Ecotourism Growing in South Kazakhstan

SOUTH KAZAKHSTAN – Ecotourism could become a profitable part of the South Kazakhstan region’s budget. The number of domestic and foreign tourists eager to summit the snowy mountain peaks, roam the unique gorges and look for argali, snow leopards and Turkestan lynx is growing each year.

For those who prefer less-traveled areas, the management of the Sairam-Ugam National Park has developed seven tourist routes: four horseback and walking journeys, one horseback trek and two hiking trips. All of them are educational and athletic.

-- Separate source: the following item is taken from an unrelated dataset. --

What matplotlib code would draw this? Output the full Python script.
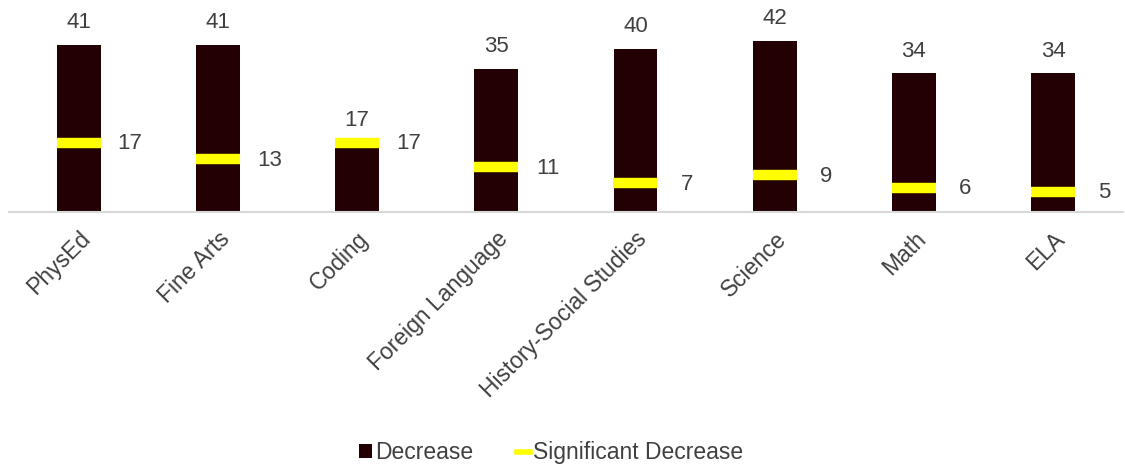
import matplotlib.pyplot as plt
from matplotlib.lines import Line2D
from matplotlib.patches import Patch

plt.rcParams['font.family'] = ['Liberation Sans', 'DejaVu Sans']

subjects = ["PhysEd", "Fine Arts", "Coding", "Foreign Language",
            "History-Social Studies", "Science", "Math", "ELA"]
decrease = [41, 41, 17, 35, 40, 42, 34, 34]
significant = [17, 13, 17, 11, 7, 9, 6, 5]

BAR_COLOR = "#230003"
MARK_COLOR = "#FFFF00"
TEXT_COLOR = "#404040"

fig = plt.figure(figsize=(11.25, 4.66), dpi=100)
ax = fig.add_axes([0.008, 0.545, 0.99, 0.455])

x = list(range(len(subjects)))
ax.bar(x, decrease, width=0.315, color=BAR_COLOR, zorder=2)
# significant decrease drawn as a thick horizontal dash across each bar
ax.plot(x, significant, linestyle="none", marker="_", markersize=32,
        markeredgewidth=7.5, color=MARK_COLOR, zorder=3)

for xi, v in zip(x, decrease):
    ax.text(xi, v + 2.9, str(v), ha="center", va="bottom",
            fontsize=16, color=TEXT_COLOR)
for xi, v in zip(x, significant):
    ax.text(xi + 0.37, v - 0.3, str(v), ha="center", va="center",
            fontsize=16, color=TEXT_COLOR)

ax.set_xlim(-0.5, len(subjects) - 0.5)
ax.set_ylim(0, 52)
ax.set_yticks([])
ax.set_xticks(x)
ax.set_xticklabels(subjects, rotation=45, ha="right", rotation_mode="anchor",
                   fontsize=16.5, color=TEXT_COLOR)
ax.tick_params(axis="x", length=0, pad=11)
for side in ["top", "right", "left"]:
    ax.spines[side].set_visible(False)
ax.spines["bottom"].set_color("#D9D9D9")
ax.spines["bottom"].set_linewidth(1.5)

handles = [
    Patch(facecolor=BAR_COLOR, label="Decrease"),
    Line2D([0], [0], color=MARK_COLOR, linewidth=4, label="Significant Decrease"),
]
leg = fig.legend(handles=handles, loc="center", bbox_to_anchor=(0.49, 0.028),
                 ncol=2, frameon=False, fontsize=16.5, handlelength=0.55,
                 handleheight=0.55, handletextpad=0.15, columnspacing=1.9)
for t in leg.get_texts():
    t.set_color(TEXT_COLOR)

fig.savefig("out.png", dpi=100)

The total length of the tourist paths in the national park is more than 600 kilometres. The park includes seven natural areas, from the steppe zone in the foothills of the Western Tien Shan to the highlands.

The area is rich with wildlife with 59 species of mammals including the endemic Western Tien Shan Menzbir’s marmot, about 300 species of birds and 1,635 species of plants. 240 species in the area are included in the Red Book of Kazakhstan. Bears, wolves, wild boars, goats, deer, badgers and porcupines are common sights in the park. The graceful Karatau argali that appear there only in spring are infrequent guests in the southern parts of Boralday Ridge.

Green cover, wildlife, diverse terrain, rivers, waterfalls and mountain lakes create picturesque landscapes, which have great recreational potential. There are also religious sites, petroglyphs, ancient settlements and tombs of different historical periods. The cultural landscape is still poorly studied and ripe for exploration.